Keep an eye on your Annual Information Statement (AIS). The tax department now automatically populates VDA transaction data there. If your exchange records don't match what the government sees in your AIS, you're likely to get a notice. Always keep a detailed log including:

  1. Timestamps of every trade.
  2. Wallet addresses used.
  3. The value of the asset in INR at the exact time of the transaction.

The Bigger Picture: CBDC vs. Crypto

It's clear that the Indian government isn't trying to grow the private crypto market. Instead, they are positioning the e-Rupee, the Central Bank Digital Currency (CBDC) backed by the Reserve Bank of India, as the safe, sovereign alternative.

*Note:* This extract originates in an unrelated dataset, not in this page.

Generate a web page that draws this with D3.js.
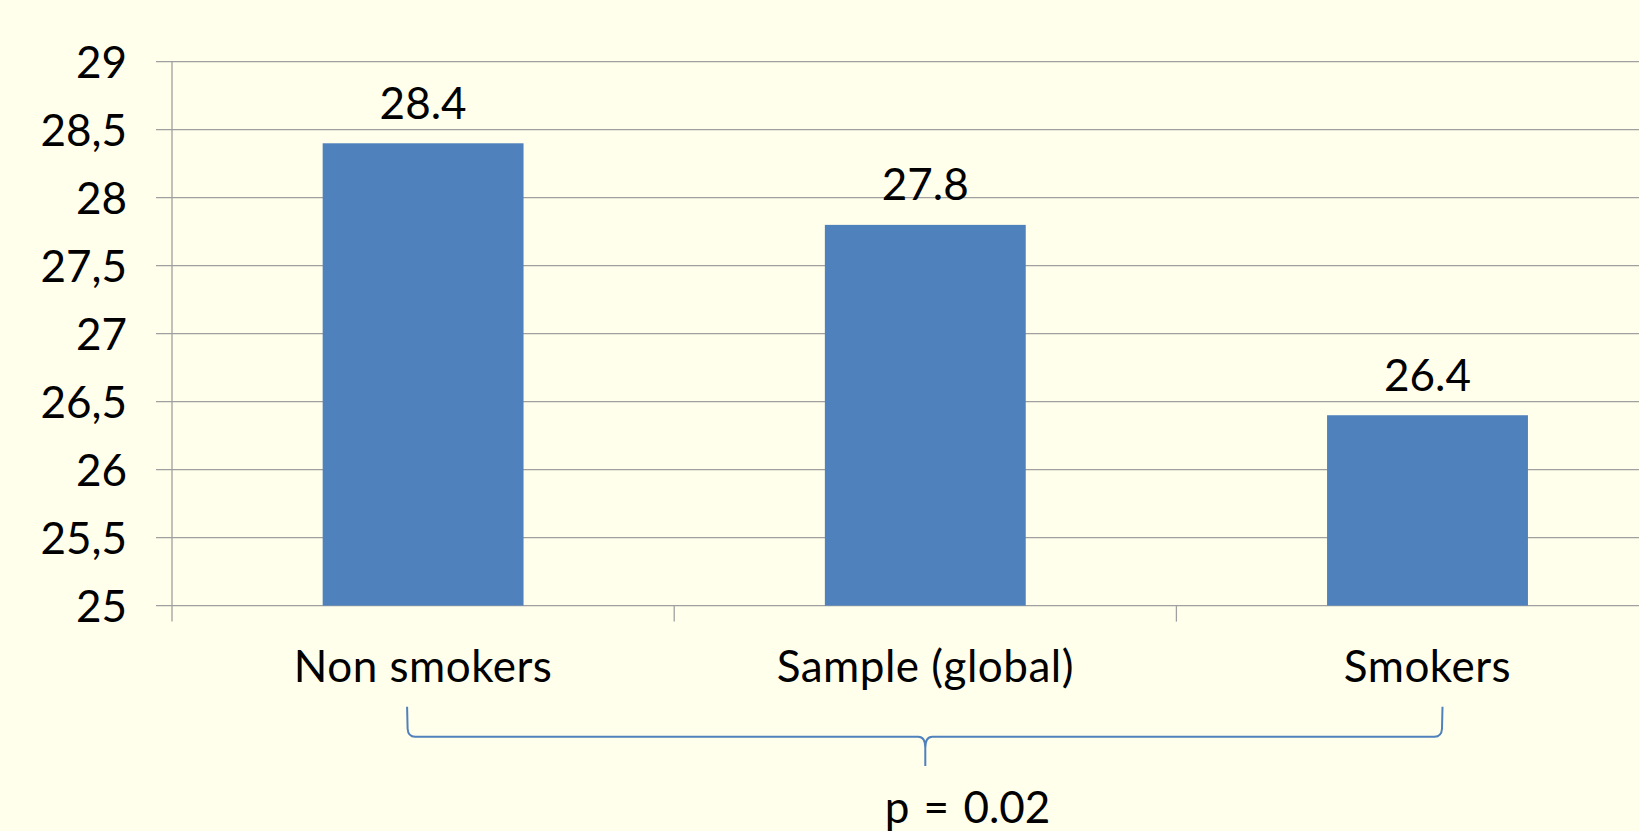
<!DOCTYPE html>
<html>
<head>
<meta charset="utf-8">
<script src="https://cdn.jsdelivr.net/npm/d3@7"></script>
<style>
  html, body { margin: 0; padding: 0; background: #FFFFEB; }
  svg { display: block; }
  text { font-family: Lato, "Open Sans", sans-serif; fill: #000; }
</style>
</head>
<body>
<svg id="chart" width="1639" height="831"></svg>
<script>
// Mean values per group
const categories = ["Non smokers", "Sample (global)", "Smokers"];
const values = [28.4, 27.8, 26.4];
const valueLabels = ["28.4", "27.8", "26.4"];
const yTicks = [25, 25.5, 26, 26.5, 27, 27.5, 28, 28.5, 29];
const yTickLabels = ["25", "25,5", "26", "26,5", "27", "27,5", "28", "28,5", "29"];
const pValueText = "p = 0.02";

const W = 1639, H = 831;
const axisX = 172, plotTop = 61.7, plotBase = 605.6;
const fontSize = 44;
const gridColor = "#a0a0a0";
const barColor = "#4F81BD";

const svg = d3.select("#chart");
svg.append("rect").attr("width", W).attr("height", H).attr("fill", "#FFFFEB");

const y = d3.scaleLinear().domain([25, 29]).range([plotBase, plotTop]);
const x = d3.scaleBand().domain(categories)
  .range([axisX, axisX + 3 * 502.2])
  .paddingInner(0.6).paddingOuter(0.3);

// horizontal gridlines
svg.append("g").selectAll("line").data(yTicks).join("line")
  .attr("x1", axisX - 16).attr("x2", W)
  .attr("y1", d => y(d)).attr("y2", d => y(d))
  .attr("stroke", gridColor).attr("stroke-width", 1.3);

// y axis with comma decimals
const yAxis = d3.axisLeft(y).tickValues(yTicks)
  .tickFormat((d, i) => yTickLabels[i]).tickSize(0).tickPadding(45);
const gy = svg.append("g").attr("transform", `translate(${axisX},0)`).call(yAxis);
gy.select(".domain").remove();
gy.selectAll("text").attr("font-size", fontSize).attr("dy", "0.35em")
  .style("font-family", "Lato, 'Open Sans', sans-serif").attr("fill", "#000");

// vertical axis line
svg.append("line")
  .attr("x1", axisX).attr("x2", axisX).attr("y1", plotTop).attr("y2", plotBase + 16)
  .attr("stroke", gridColor).attr("stroke-width", 1.3);

// category separators below the baseline
const step = x.step();
const sepX = d3.range(1, categories.length + 1).map(i => axisX + i * step);
svg.append("g").selectAll("line").data(sepX).join("line")
  .attr("x1", d => d).attr("x2", d => d).attr("y1", plotBase).attr("y2", plotBase + 16)
  .attr("stroke", gridColor).attr("stroke-width", 1.3);

// bars
svg.append("g").selectAll("rect").data(values).join("rect")
  .attr("x", (d, i) => x(categories[i]))
  .attr("width", x.bandwidth())
  .attr("y", d => y(d))
  .attr("height", d => plotBase - y(d))
  .attr("fill", barColor);

// value labels
svg.append("g").selectAll("text").data(values).join("text")
  .attr("x", (d, i) => x(categories[i]) + x.bandwidth() / 2)
  .attr("y", d => y(d) - 24.5)
  .attr("text-anchor", "middle").attr("font-size", fontSize)
  .text((d, i) => valueLabels[i]);

// category labels
svg.append("g").selectAll("text").data(categories).join("text")
  .attr("x", d => x(d) + x.bandwidth() / 2)
  .attr("y", 681.7)
  .attr("text-anchor", "middle").attr("font-size", fontSize)
  .attr("letter-spacing", 0.5)
  .text(d => d);

// brace grouping all three categories
const xl = x(categories[0]) + x.bandwidth() / 2 - 16;
const xr = x(categories[2]) + x.bandwidth() / 2 + 15;
const xc = x(categories[1]) + x.bandwidth() / 2;
const bt = 706.7, bl = 736.7, tip = 766;
const brace = d3.path();
brace.moveTo(xl, bt);
brace.lineTo(xl + 0.5, bl - 8);
brace.quadraticCurveTo(xl + 1, bl, xl + 8, bl);
brace.lineTo(xc - 7, bl);
brace.quadraticCurveTo(xc, bl, xc, bl + 11);
brace.lineTo(xc, tip);
brace.moveTo(xc, bl + 11);
brace.quadraticCurveTo(xc, bl, xc + 7, bl);
brace.lineTo(xr - 8, bl);
brace.quadraticCurveTo(xr - 1, bl, xr - 0.5, bl - 8);
brace.lineTo(xr, bt);
svg.append("path").attr("d", brace.toString())
  .attr("fill", "none").attr("stroke", barColor).attr("stroke-width", 2);

// significance label
svg.append("text")
  .attr("x", 967.5).attr("y", 823.3)
  .attr("text-anchor", "middle").attr("font-size", fontSize)
  .attr("word-spacing", 3)
  .text(pValueText);
</script>
</body>
</html>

While you're paying 30% tax and dealing with TDS on decentralized coins, the e-Rupee operates under standard banking rules. This "tax-as-regulation" strategy allows the government to maintain monetary sovereignty while letting citizens take the risk with private coins if they choose. It's a calculated move to discourage retail speculation while providing a state-sanctioned digital path forward.

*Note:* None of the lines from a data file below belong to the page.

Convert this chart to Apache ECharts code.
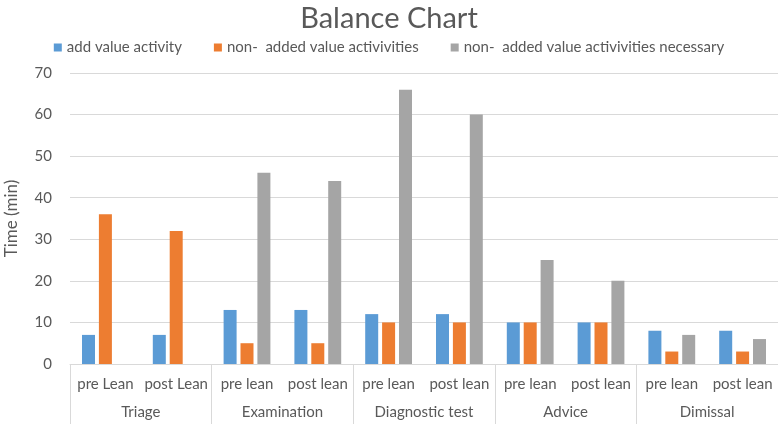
<!DOCTYPE html>
<html><head><meta charset="utf-8">
<script src="https://cdn.jsdelivr.net/npm/echarts@6/dist/echarts.min.js"></script>
<style>html,body{margin:0;padding:0;background:#fff}#c{width:778px;height:424px}</style>
</head><body><div id="c"></div>
<script>
const subCategories = ['pre Lean','post Lean','pre lean','post lean','pre lean','post lean','pre lean','post lean','pre lean','post lean'];
const groups = ['Triage','Examination','Diagnostic test','Advice','Dimissal'];
const seriesNames = ['add value activity','non-  added value activivities','non-  added value activivities necessary'];
const addValue = [7,7,13,13,12,12,10,10,8,8];
const nonAdded = [36,32,5,5,10,10,10,10,3,3];
const nonAddedNecessary = [0,0,46,44,66,60,25,20,7,6];
const yTicks = {min:0,max:70,interval:10};

const font = 'Lato, "Open Sans", sans-serif';
const txt = '#595959';
const chart = echarts.init(document.getElementById('c'), null, {renderer:'canvas'});
const colors = ['#5B9BD5','#ED7D31','#A5A5A5'];
const vals = [addValue, nonAdded, nonAddedNecessary];
chart.setOption({
  animation:false,
  textStyle:{fontFamily:font},
  title:{text:'Balance Chart',left:'center',top:-1,textStyle:{fontFamily:font,fontSize:29,fontWeight:'normal',color:txt}},
  legend:{top:35,left:'center',itemWidth:8,itemHeight:8,itemGap:32,icon:'rect',
    textStyle:{fontFamily:font,fontSize:15,color:txt},data:seriesNames},
  grid:{left:70,right:0,top:73,bottom:60,containLabel:false,outerBoundsMode:'none'},
  xAxis:[
    {type:'category',data:subCategories,position:'bottom',
     axisLine:{lineStyle:{color:'#D9D9D9'}},axisTick:{show:false},
     axisLabel:{color:txt,fontSize:15,fontFamily:font,margin:13,interval:0}},
    {type:'category',data:groups,position:'bottom',
     axisLine:{show:false},axisTick:{show:true,length:60,lineStyle:{color:'#D9D9D9'}},
     axisLabel:{color:txt,fontSize:15,fontFamily:font,margin:41,interval:0}}
  ],
  yAxis:{type:'value',min:yTicks.min,max:yTicks.max,interval:yTicks.interval,
    name:'Time (min)',nameLocation:'middle',nameGap:50,nameRotate:90,
    nameTextStyle:{color:txt,fontSize:17,fontFamily:font},
    axisLine:{show:false},axisTick:{show:false},
    axisLabel:{color:txt,fontSize:15,fontFamily:font,margin:18},
    splitLine:{lineStyle:{color:'#D9D9D9'}}},
  series:seriesNames.map((n,i)=>({name:n,type:'bar',xAxisIndex:0,data:vals[i],
    barWidth:13,barGap:'30%',itemStyle:{color:colors[i]}}))
});
</script></body></html>
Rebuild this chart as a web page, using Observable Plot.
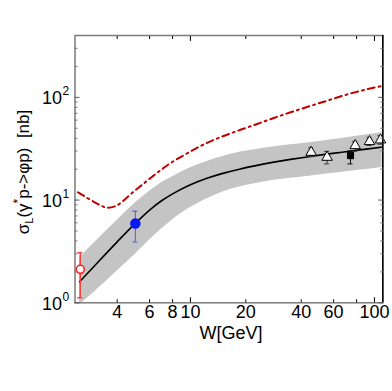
<!DOCTYPE html>
<html>
<head>
<meta charset="utf-8">
<script src="https://cdn.jsdelivr.net/npm/d3@7"></script>
<script src="https://cdn.jsdelivr.net/npm/@observablehq/plot@0.6"></script>
<style>
  html, body { margin: 0; padding: 0; background: #fff; overflow: hidden; }
  #chart svg { display: block; }
</style>
</head>
<body>
<div id="chart"></div>
<script>
// ---- data ----
// model curve (solid) and its uncertainty band
const W_fit    = [2.5, 3, 4, 5, 6, 7, 8, 10, 12.3, 15, 18.7, 22, 28.4, 35, 43, 55, 65, 80, 95, 110];
const sig_fit  = [1.6, 2.27, 3.92, 5.9, 8.0, 9.9, 11.5, 14.1, 16.3, 18.2, 20.1, 21.4, 23.4, 24.9, 26.3, 28.0, 29.1, 30.5, 31.7, 32.8];
const band_hi  = [2.74, 3.81, 6.35, 9.32, 12.2, 14.85, 16.9, 20.6, 23.8, 26.6, 29.3, 30.8, 33.0, 34.6, 36.0, 38.1, 39.6, 41.8, 43.7, 45.6];
const band_lo  = [0.96, 1.27, 2.04, 2.95, 4.08, 5.25, 6.44, 8.46, 10.3, 12.0, 13.5, 14.3, 15.6, 16.3, 17.0, 17.9, 18.6, 19.4, 20.1, 20.8];
// dash-dotted curve
const W_dd     = [2.45, 2.8, 3.2, 3.55, 4.0, 4.5, 5.0, 5.5, 6.2, 7.0, 8.0, 9.1, 10.5, 12.3, 15, 18.7, 23, 28.4, 35, 43, 55, 65.3, 80, 95, 110];
const sig_dd   = [11.9, 10.3, 9.0, 8.4, 8.9, 10.5, 12.4, 14.2, 16.9, 20.0, 23.6, 27.0, 31.2, 36.0, 41.8, 48.3, 55, 63, 71.5, 80.5, 92.5, 102, 113, 122, 129];
// data points
const W_red = [2.52],  s_red = [2.12],  lo_red = [1.12],  hi_red = [3.08];
const W_blue = [5.02], s_blue = [5.9],  lo_blue = [3.91], hi_blue = [7.8];
const W_tri  = [45.3, 55.3, 78.6, 94, 107.9];
const s_tri  = [29.2, 26.1, 33.9, 37.1, 38.5];
const lo_tri = [26.5, 22.5, 29.8, 34.0, 35.0];
const hi_tri = [32.2, 29.8, 37.1, 40.8, 42.3];
const W_sq = [74.1], s_sq = [27.1], lo_sq = [22.5], hi_sq = [30.0];
// ticks
const xTicksMajor = [10, 100];
const xTicksMinor = [4, 6, 8, 20, 40, 60, 80];
const xTickLabels = [4, 6, 8, 10, 20, 40, 60, 100];
const yTicksMajor = [1, 10, 100];
const yTickExp    = ["0", "1", "2"];
const yTicksMinor = [2,3,4,5,6,7,8,9,20,30,40,50,60,70,80,90,200,300];

// ---- tables ----
const fit = W_fit.map((w, i) => ({W: w, s: sig_fit[i], hi: band_hi[i], lo: band_lo[i]}));
const dd = W_dd.map((w, i) => ({W: w, s: sig_dd[i]}));
const mk = (W, s, lo, hi) => W.map((w, i) => ({W: w, s: s[i], lo: lo[i], hi: hi[i]}));
const red = mk(W_red, s_red, lo_red, hi_red);
const blue = mk(W_blue, s_blue, lo_blue, hi_blue);
const tri = mk(W_tri, s_tri, lo_tri, hi_tri);
const sq = mk(W_sq, s_sq, lo_sq, hi_sq);
const yMaj = yTicksMajor.map((v, i) => ({v, e: yTickExp[i]}));

function errBars(data, color, width) {
  return [
    Plot.ruleX(data, {x: "W", y1: "lo", y2: "hi", stroke: color, strokeWidth: width}),
    Plot.ruleY(data, {y: "hi", x1: "W", x2: "W", insetLeft: -2.5, insetRight: -2.5, stroke: color, strokeWidth: width}),
    Plot.ruleY(data, {y: "lo", x1: "W", x2: "W", insetLeft: -2.5, insetRight: -2.5, stroke: color, strokeWidth: width})
  ];
}

const font = "'Liberation Sans', Arial, Helvetica, sans-serif";
const tickOpts = {tickFormat: () => "", label: null};

const chart = Plot.plot({
  width: 392,
  height: 391,
  marginLeft: 74.5,
  marginRight: 9.7,
  marginTop: 35,
  marginBottom: 88.7,
  style: {fontFamily: font, fontSize: "18px", color: "#000", background: "#fff"},
  x: {type: "log", domain: [2.36, 111], axis: null},
  y: {type: "log", domain: [1, 400], axis: null},
  marks: [
    Plot.areaY(fit, {x: "W", y1: "lo", y2: "hi", fill: "#c4c4c4", curve: "monotone-x", clip: true}),
    Plot.line(dd, {x: "W", y: "s", stroke: "#c00000", strokeWidth: 2, strokeDasharray: "7,4,2,4", curve: "monotone-x"}),
    Plot.line(fit, {x: "W", y: "s", stroke: "#000", strokeWidth: 1.6, curve: "monotone-x"}),
    ...errBars(red, "#f04040", 1.5),
    ...errBars(blue, "#4a5ae0", 1),
    ...errBars(tri, "#333", 1),
    ...errBars(sq, "#000", 1),
    Plot.dot(red, {x: "W", y: "s", r: 4, fill: "#fff", stroke: "#ff1a1a", strokeWidth: 1.5}),
    Plot.dot(blue, {x: "W", y: "s", r: 5, fill: "#0818f0", stroke: "#0818f0", strokeWidth: 0.5}),
    Plot.dot(sq, {x: "W", y: "s", r: 4, symbol: "square", fill: "#000"}),
    Plot.dot(tri, {x: "W", y: "s", r: 3.9, symbol: "triangle", fill: "#fff", stroke: "#000", strokeWidth: 1}),
    // frame
    Plot.frame({stroke: "#7a7a7a", strokeWidth: 1.5}),
    Plot.ruleX([111], {stroke: "#000", strokeWidth: 1.5}),
    // ticks (inward)
    Plot.axisY(yTicksMajor, {anchor: "left", tickSize: -5, stroke: "#555", ...tickOpts}),
    Plot.axisY(yTicksMinor, {anchor: "left", tickSize: -3, stroke: "#777", ...tickOpts}),
    Plot.axisY(yTicksMajor, {anchor: "right", tickSize: -5, stroke: "#555", ...tickOpts}),
    Plot.axisY(yTicksMinor, {anchor: "right", tickSize: -3, stroke: "#777", ...tickOpts}),
    Plot.axisX(xTicksMajor, {anchor: "bottom", tickSize: -5, stroke: "#000", ...tickOpts}),
    Plot.axisX(xTicksMinor, {anchor: "bottom", tickSize: -3, stroke: "#000", ...tickOpts}),
    Plot.axisX(xTicksMajor, {anchor: "top", tickSize: -5, stroke: "#000", ...tickOpts}),
    Plot.axisX(xTicksMinor, {anchor: "top", tickSize: -3, stroke: "#000", ...tickOpts}),
    // tick labels
    Plot.text(xTickLabels, {x: d => d, frameAnchor: "bottom", dy: 15.5, text: d => String(d), fontSize: 18, fill: "#000"}),
    Plot.text(yMaj, {y: "v", frameAnchor: "left", dx: -13, dy: 1, text: () => "10", textAnchor: "end", fontSize: 18, fill: "#000"}),
    Plot.text(yMaj, {y: "v", frameAnchor: "left", dx: -12.5, dy: -6, text: "e", textAnchor: "start", fontSize: 12, fill: "#000"}),
    // x axis title
    Plot.text(["W[GeV]"], {frameAnchor: "bottom", dy: 36, dx: 2, text: d => d, fontSize: 18, fill: "#000"})
  ]
});

document.getElementById("chart").appendChild(chart);

// y axis title with subscript/superscript
const svg = d3.select(chart.tagName.toLowerCase() === "svg" ? chart : chart.querySelector("svg"));
const t = svg.append("text")
  .attr("transform", "translate(29,172) rotate(-90)")
  .attr("text-anchor", "middle")
  .attr("font-family", font)
  .attr("font-size", 17)
  .attr("fill", "#000");
t.append("tspan").text("σ");
t.append("tspan").attr("font-size", 11).attr("dy", 4).text("L");
t.append("tspan").attr("dy", -4).text("(γ");
t.append("tspan").attr("font-size", 12).attr("dy", -7).text("*");
t.append("tspan").attr("dy", 7).text("p->φp)  [nb]");
</script>
</body>
</html>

Can I set off crypto losses against other income?

No. Losses from Virtual Digital Assets (VDAs) cannot be set off against any other income. Furthermore, you cannot even set off a loss from one crypto asset (like Bitcoin) against a gain from another (like Ethereum). Each gain is taxed individually at 30%.

Is the 1% TDS a final tax?

No, TDS is a prepayment of tax. It is deducted by the exchange at the time of the transaction. You can claim this amount as a credit against your total tax liability when you file your annual Income Tax Return (ITR).

Do I have to pay tax if I only trade on a foreign exchange?

Yes. Indian tax residents are taxed on their global income. Even if you use an international platform that doesn't deduct TDS, you are legally required to report those gains and pay the 30% tax in India.

How does the new GST affect me as a trader?

The 18% GST applies to the service fees charged by your exchange, not the value of the crypto you buy. You will likely see this added to your trading commissions or withdrawal fees on your exchange invoices starting July 2025.

What happens if I don't report my crypto gains?

The government now tracks transactions via TDS and the Annual Information Statement (AIS). Failing to report gains can lead to heavy penalties, interest on unpaid taxes, and potential legal action under the Income Tax Act.

What to do next?

If you've been trading without a plan, now is the time to get organized. Start by exporting your full transaction history from every exchange you use. If you've used multiple wallets, try to reconcile them into a single spreadsheet.

For those who are heavily invested in DeFi or liquidity mining, be careful. There is still a lack of clear guidance on how to treat these complex transactions. In these cases, it's worth consulting a chartered accountant who specializes in digital assets to avoid an audit. Finally, keep a close eye on the recommendations from the Joint Committee on VDAs expected in early 2026, as they might finally address some of the most punitive parts of this framework.